▶ _REQUIREMENT_: Could you return each line from the one bearing "Convert this diagram to SVG code." through the last line of the entries, exactly as it stands, with no pictures?

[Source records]
----------

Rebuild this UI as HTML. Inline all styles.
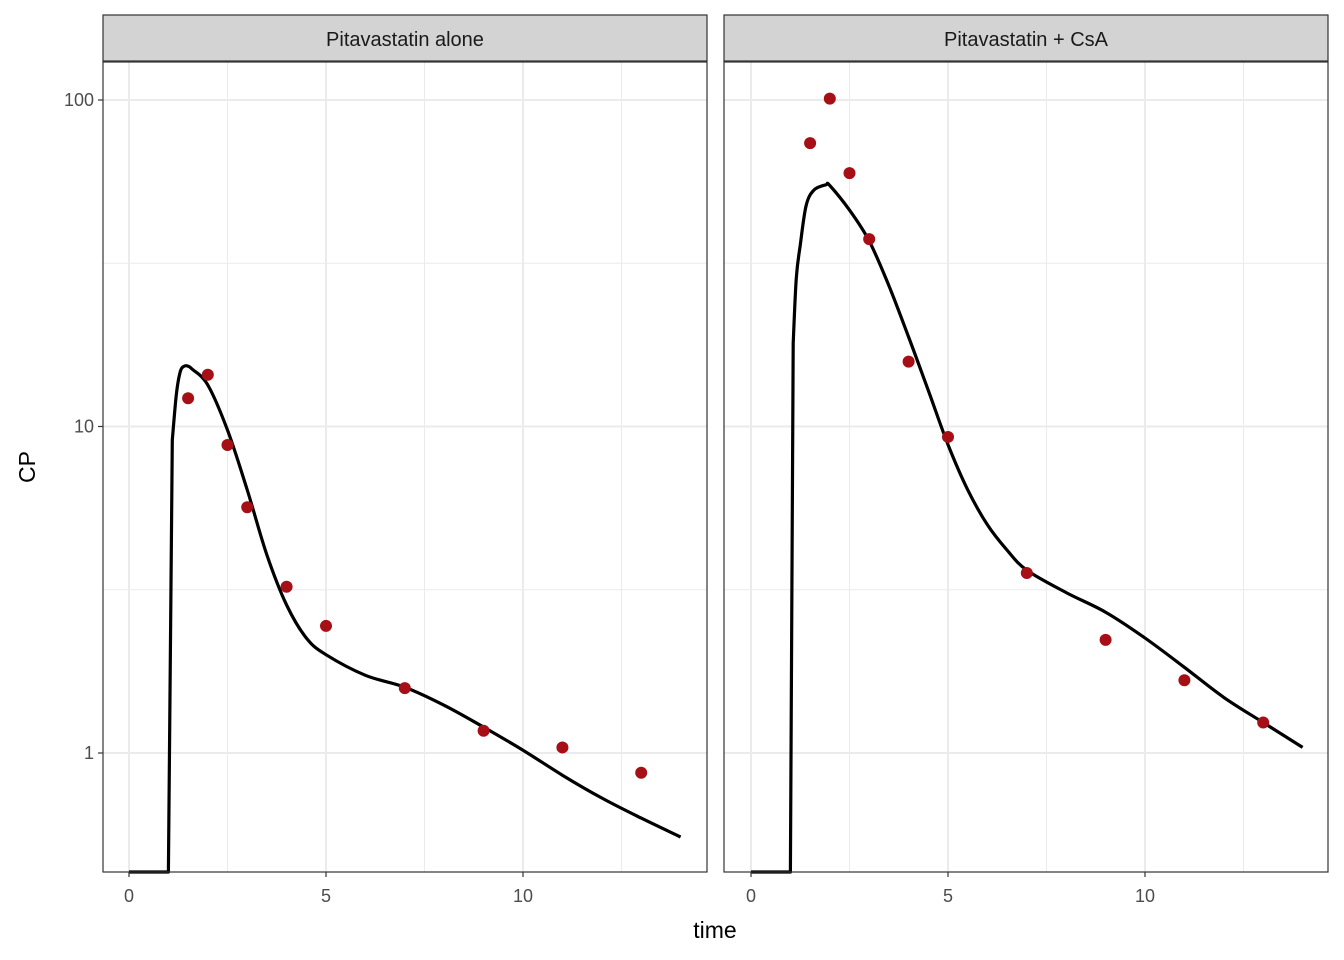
<!DOCTYPE html>
<html><head><meta charset="utf-8"><style>
body{margin:0;background:#fff;}
svg{display:block;font-family:"Liberation Sans",Arial,sans-serif;}
</style></head><body>
<svg id="chart" width="1344" height="960"></svg>
<script>
const panels = ["Pitavastatin alone","Pitavastatin + CsA"];
const obsTime = [1.5,2,2.5,3,4,5,7,9,11,13];
const obsAlone = [12.2,14.4,8.78,5.66,3.23,2.45,1.58,1.17,1.04,0.87];
const obsCsA = [73.8,101,59.7,37.5,15.8,9.29,3.56,2.22,1.67,1.24];
const fitTimeAlone = [0,0.99,1.0,1.1,1.2,1.3,1.4,1.5,1.6,2,2.5,3,3.5,4,4.5,5,6,7,8,9,10,11,12,13,14];
const fitAlone = [0,0,0,9.1,12.5,14.7,15.3,15.3,15.0,13.4,9.75,6.4,4.04,2.84,2.25,2.0,1.73,1.59,1.40,1.20,1.02,0.855,0.728,0.632,0.553];
const fitTimeCsA = [0,0.99,1.0,1.07,1.15,1.25,1.4,1.6,1.9,2,2.5,3,3.5,4,4.5,5,5.5,6,6.5,7,8,9,10,11,12,13,14];
const fitCsA = [0,0,0,18.0,28.5,36,47.6,53,55,54.7,46,37,27,18.8,12.9,8.8,6.4,5.0,4.18,3.63,3.1,2.7,2.25,1.83,1.48,1.24,1.04];
const xTicks = [0,5,10];
const yTicks = [1,10,100];
const yTickLabels = ["1","10","100"];

const NS="http://www.w3.org/2000/svg";
const svgEl=document.getElementById('chart');
function mk(tag,attrs,parent){const e=document.createElementNS(NS,tag);for(const k in attrs)e.setAttribute(k,attrs[k]);(parent||svgEl).appendChild(e);return e;}
const panelX=[103,724], panelW=604, plotTop=62, plotBottom=872;
const x0s=[129,751], pxPerUnit=39.4;
function yScale(v){ if(v<=0) return plotBottom; return Math.min(plotBottom, 753-326.5*Math.log10(v)); }

function smoothPath(pts){
  // first 3 points straight (flat + step), then Catmull-Rom
  let d='M'+pts[0][0].toFixed(1)+','+pts[0][1].toFixed(1);
  for(let k=1;k<pts.length;k++){
    if(k<=3){ d+='L'+pts[k][0].toFixed(1)+','+pts[k][1].toFixed(1); continue; }
    const p0=pts[k-2<3?k-1:k-2], p1=pts[k-1], p2=pts[k], p3=pts[Math.min(k+1,pts.length-1)];
    const c1=[p1[0]+(p2[0]-p0[0])/6, p1[1]+(p2[1]-p0[1])/6];
    const c2=[p2[0]-(p3[0]-p1[0])/6, p2[1]-(p3[1]-p1[1])/6];
    d+='C'+c1[0].toFixed(1)+','+c1[1].toFixed(1)+' '+c2[0].toFixed(1)+','+c2[1].toFixed(1)+' '+p2[0].toFixed(1)+','+p2[1].toFixed(1);
  }
  return d;
}

const obsSets=[obsAlone,obsCsA], fitT=[fitTimeAlone,fitTimeCsA], fitV=[fitAlone,fitCsA];
panels.forEach((facetName,i)=>{
  const px=panelX[i];
  const xS=t=>x0s[i]+pxPerUnit*t;
  const g=mk('g',{});
  
  
  mk('rect',{x:px,y:plotTop,width:panelW,height:plotBottom-plotTop,fill:'#fff'},g);
  [2.5,7.5,12.5].forEach(t=>mk('line',{x1:xS(t),x2:xS(t),y1:plotTop,y2:plotBottom,stroke:'#ebebeb','stroke-width':1},g));
  [Math.sqrt(10),Math.sqrt(1000)].forEach(v=>mk('line',{x1:px,x2:px+panelW,y1:yScale(v),y2:yScale(v),stroke:'#ebebeb','stroke-width':1},g));
  xTicks.forEach(t=>mk('line',{x1:xS(t),x2:xS(t),y1:plotTop,y2:plotBottom,stroke:'#ebebeb','stroke-width':2},g));
  yTicks.forEach(v=>mk('line',{x1:px,x2:px+panelW,y1:yScale(v),y2:yScale(v),stroke:'#ebebeb','stroke-width':2},g));
  const pts=fitT[i].map((t,k)=>[xS(t),yScale(fitV[i][k])]);
  const ln=mk('path',{d:smoothPath(pts),fill:'none',stroke:'#000','stroke-width':3.2,'stroke-linejoin':'round'},g);
  
  
  obsTime.forEach((t,k)=>{
    const c=mk('circle',{cx:xS(t),cy:yScale(obsSets[i][k]),r:6,fill:'#a50f15'},g);
    
    
  });
  mk('rect',{x:px,y:plotTop,width:panelW,height:plotBottom-plotTop,fill:'none',stroke:'#333','stroke-width':1.2},g);
  const s=mk('rect',{x:px,y:15,width:panelW,height:46,fill:'#d3d3d3',stroke:'#333','stroke-width':1.2},g);
  
  
  const st=mk('text',{x:px+panelW/2,y:46,'text-anchor':'middle','font-size':20,fill:'#1a1a1a'},g);
  st.textContent=facetName;
  
  
  xTicks.forEach(t=>{
    mk('line',{x1:xS(t),x2:xS(t),y1:plotBottom,y2:plotBottom+5,stroke:'#333','stroke-width':1.2},g);
    const tx=mk('text',{x:xS(t),y:902,'text-anchor':'middle','font-size':18,fill:'#4d4d4d'},g);
    tx.textContent=t;
    
    
  });
});
yTicks.forEach((v,k)=>{
  mk('line',{x1:98,x2:103,y1:yScale(v),y2:yScale(v),stroke:'#333','stroke-width':1.2});
  const t=mk('text',{x:94,y:yScale(v)+6,'text-anchor':'end','font-size':18,fill:'#4d4d4d'});
  t.textContent=yTickLabels[k];
  
  
});
const xt=mk('text',{x:715,y:938,'text-anchor':'middle','font-size':23,fill:'#000'});
xt.textContent='time';


const yt=mk('text',{x:0,y:0,'text-anchor':'middle','font-size':23,fill:'#000',transform:'translate(35,467) rotate(-90)'});
yt.textContent='CP';


</script>
</body></html>
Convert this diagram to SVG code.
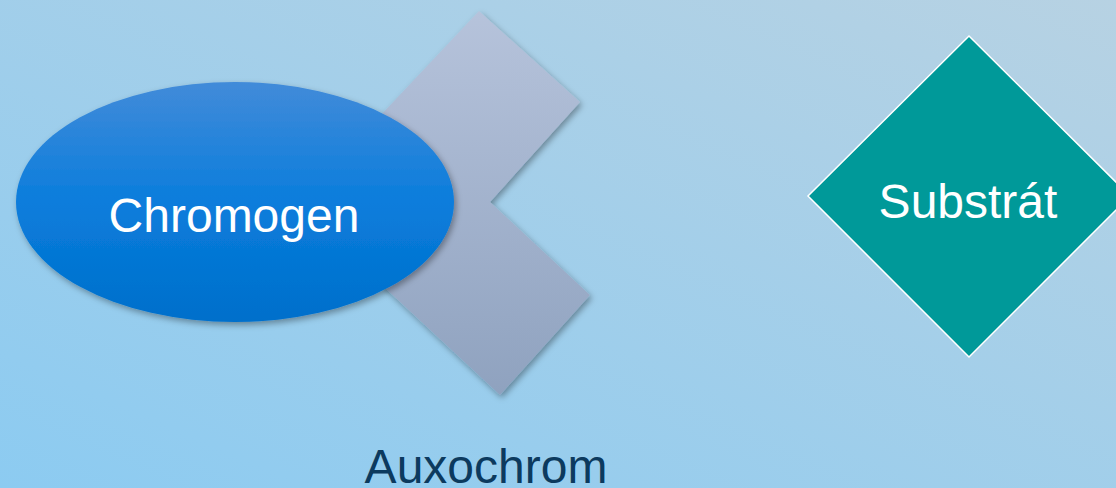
<svg xmlns="http://www.w3.org/2000/svg" width="1116" height="488" viewBox="0 0 1116 488">
  <defs>
    <linearGradient id="bg" x1="0" y1="1" x2="1" y2="0">
      <stop offset="0" stop-color="#8ccbf1"/>
      <stop offset="1" stop-color="#b7d2e3"/>
    </linearGradient>
    <linearGradient id="chev" x1="0" y1="0" x2="0" y2="1">
      <stop offset="0" stop-color="#b6c3db"/>
      <stop offset="1" stop-color="#8fa2bf"/>
    </linearGradient>
    <linearGradient id="ell" x1="0" y1="0" x2="0" y2="1">
      <stop offset="0" stop-color="#428bd9"/>
      <stop offset="0.5" stop-color="#0a7ddc"/>
      <stop offset="1" stop-color="#006fcb"/>
    </linearGradient>
    <filter id="shadow" x="-20%" y="-20%" width="140%" height="140%">
      <feDropShadow dx="2" dy="3" stdDeviation="3" flood-color="#000" flood-opacity="0.35"/>
    </filter>
  </defs>
  <style>
    .lbl { font-family: "Liberation Sans", Arial, sans-serif; font-size: 48px; text-anchor: middle; }
    .white { fill: #ffffff; }
  </style>
  <rect x="0" y="0" width="1116" height="488" fill="url(#bg)"/>
  <g id="auxochrom">
    <polygon points="479,11 580,102 490,202 590,295 500,395 296,205" fill="url(#chev)" filter="url(#shadow)"/>
    <text class="lbl" x="486" y="483" fill="#0c3a5e">Auxochrom</text>
  </g>
  <g id="chromogen">
    <ellipse cx="235" cy="202" rx="219" ry="120" fill="url(#ell)" filter="url(#shadow)"/>
    <text class="lbl white" x="234" y="232">Chromogen</text>
  </g>
  <g id="substrat">
    <polygon points="969,36 1130,196 969,357 808,196" fill="#009999" stroke="#ffffff" stroke-width="1.5"/>
    <text class="lbl white" x="968" y="218">Substrát</text>
  </g>
  <g id="connectors"/>
</svg>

----------

▶ _SOLUTION TO THE PROBLEM_:
Convert this diagram to SVG code.
<svg xmlns="http://www.w3.org/2000/svg" width="1116" height="488" viewBox="0 0 1116 488">
  <defs>
    <linearGradient id="bg" x1="0" y1="1" x2="1" y2="0">
      <stop offset="0" stop-color="#8ccbf1"/>
      <stop offset="1" stop-color="#b7d2e3"/>
    </linearGradient>
    <linearGradient id="chev" x1="0" y1="0" x2="0" y2="1">
      <stop offset="0" stop-color="#b6c3db"/>
      <stop offset="1" stop-color="#8fa2bf"/>
    </linearGradient>
    <linearGradient id="ell" x1="0" y1="0" x2="0" y2="1">
      <stop offset="0" stop-color="#428bd9"/>
      <stop offset="0.5" stop-color="#0a7ddc"/>
      <stop offset="1" stop-color="#006fcb"/>
    </linearGradient>
    <filter id="shadow" x="-20%" y="-20%" width="140%" height="140%">
      <feDropShadow dx="2" dy="3" stdDeviation="3" flood-color="#000" flood-opacity="0.35"/>
    </filter>
  </defs>
  <style>
    .lbl { font-family: "Liberation Sans", Arial, sans-serif; font-size: 48px; text-anchor: middle; }
    .white { fill: #ffffff; }
  </style>
  <rect x="0" y="0" width="1116" height="488" fill="url(#bg)"/>
  <g id="auxochrom">
    <polygon points="479,11 580,102 490,202 590,295 500,395 296,205" fill="url(#chev)" filter="url(#shadow)"/>
    <text class="lbl" x="486" y="483" fill="#0c3a5e">Auxochrom</text>
  </g>
  <g id="chromogen">
    <ellipse cx="235" cy="202" rx="219" ry="120" fill="url(#ell)" filter="url(#shadow)"/>
    <text class="lbl white" x="234" y="232">Chromogen</text>
  </g>
  <g id="substrat">
    <polygon points="969,36 1130,196 969,357 808,196" fill="#009999" stroke="#ffffff" stroke-width="1.5"/>
    <text class="lbl white" x="968" y="218">Substrát</text>
  </g>
  <g id="connectors"/>
</svg>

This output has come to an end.